Michel Pinault

Frédéric Joliot-Curie Publication date : April 1, 2000

This is the first biography of Frédéric Joliot-Curie, the founder of French nuclear research and winner of the Nobel Prize for Chemistry in 1935. For many, he represents the political commitment of French intellectuals in the struggle against Fascism in the twentieth century. In 1950, during the height of the cold war, he was dismissed from his position as high commissioner of the Atomic Energy Commission (AEC). In his biography of Joliot-Curie, Michel Pinault has gone beyond the strict limits of his subject’s life. Against the detailed backdrop of a tormented historical period, he focuses on the scientific milieu of the era and brings it admirably to life.
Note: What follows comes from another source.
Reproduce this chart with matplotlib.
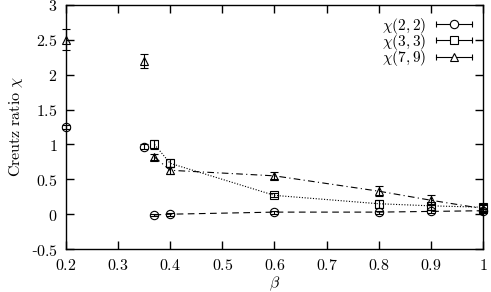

He describes the relations between the scientific community and the various strongholds of power, i.e., the political, business, and military establishment. The story of Joliot-Curie’s life touches upon a variety of fields, from the history of science to social and political history. Joliot-Curie was a highly controversial figure: a humanist and a pacifist, he was nonetheless responsible for the deployment of the first French nuclear reactor. He has also been criticised for some of his actions during the German Occupation, and for concurrently holding posts of great responsibility in the AEC and the French Communist Party. His life illustrates the transition from traditional science, limited to the world of academia, to “Big Science”, with major national and international repercussions.

Michel Pinault holds an agrégation and a doctorate in history from the University of Paris I. He is interested in interdisciplinary studies, working to reconcile the history of science with social and cultural history.